Forty years ago the need for a psychological Plimsoll mark was recognized in applied psychology but we still have no such index of the individual’s being overloaded and in danger of foundering. You can only learn your own warning signals: the headaches, indigestion, insomnia, dreams of vertigo, nail biting, increased need of alcohol or tobacco, whatever they may be. But confronted with them the temptation is always to ask a little more of yourself, to believe you have reserves to call on and can stand the strain a little longer. Since people who achieve anything have inevitably had to endure stress resiliently, the able and successful man is especially likely to ignore the warnings and believe that in his circumstances he simply can’t afford to rest or unload responsibility.

More profoundly, though he seldom recognizes it, he can’t afford to relinquish the psychological support of his role. Too often retirement is involved. Politicians exhibit in sharpened form one of our cultural dilemmas about age. They are not likely to reach anything like the power they have hoped for until late middle age and the problems of illness and exhaustion generally face them when they are elderly. We are still to a great extent gerontocratic, but with us (unlike some other cultures) the elderly have genuine respect only while they retain the activity of middle life.

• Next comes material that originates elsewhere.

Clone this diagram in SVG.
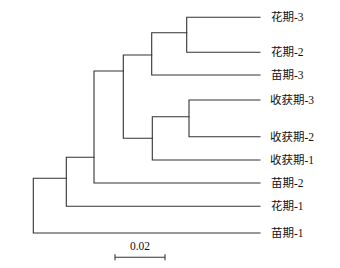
<svg xmlns="http://www.w3.org/2000/svg" width="340" height="268" viewBox="0 0 340 268">
<style>
.e{stroke:#333;stroke-width:1.1;fill:none;stroke-linecap:square}
.t{font-family:"Liberation Serif","Noto Sans CJK SC",serif;font-size:11.5px;fill:#111}
</style>
<rect width="340" height="268" fill="#fff"/>
<g id="connectors">
<path class="e" d="M186.7,17.3V52.3M186.7,17.3H260M186.7,52.3H260"/>
<path class="e" d="M151.7,32.7H186.7M151.7,32.7V75M151.7,75H260"/>
<path class="e" d="M189,100V136.7M189,100H260M189,136.7H260"/>
<path class="e" d="M152.3,116.7H189M152.3,116.7V160M152.3,160H260"/>
<path class="e" d="M123.3,55H151.7M123.3,55V138.3M123.3,138.3H152.3"/>
<path class="e" d="M94,71H123.3M94,71V183M94,183H260"/>
<path class="e" d="M66.3,157.3H94M66.3,157.3V206.3M66.3,206.3H260"/>
<path class="e" d="M33.3,178.3H66.3M33.3,178.3V233M33.3,233H260"/>
</g>
<g id="leaf-huaqi-3"><text class="t" x="271" y="21.3">花期-3</text></g>
<g id="leaf-huaqi-2"><text class="t" x="271" y="56.3">花期-2</text></g>
<g id="leaf-miaoqi-3"><text class="t" x="271" y="79">苗期-3</text></g>
<g id="leaf-shouhuo-3"><text class="t" x="270" y="104">收获期-3</text></g>
<g id="leaf-shouhuo-2"><text class="t" x="270" y="140.7">收获期-2</text></g>
<g id="leaf-shouhuo-1"><text class="t" x="270" y="164">收获期-1</text></g>
<g id="leaf-miaoqi-2"><text class="t" x="271" y="187">苗期-2</text></g>
<g id="leaf-huaqi-1"><text class="t" x="271" y="210.3">花期-1</text></g>
<g id="leaf-miaoqi-1"><text class="t" x="271" y="237">苗期-1</text></g>
<g id="scale-bar">
<path class="e" d="M115,257.3H165M115,254.7V259.8M165,254.7V259.8"/>
<text class="t" x="140" y="250" text-anchor="middle">0.02</text>
</g>
</svg>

Politicians even more than businessmen are sustained by their roles; the deference, the assistance, the expectations and demands of others constitute cogs that keep the wheel turning. Retirement is a disappearance into the shadows, the writing of memoirs being only one stage in the process of ego-deflation. Men prefer to go on until they are dead, exhausted, or incapacitated beyond concealment rather than face such role deprivation. The ending of the politician’s career only highlights the wider social problem of the transition between “rolesustained” middle age and the old age that people have to live on their own responsibility.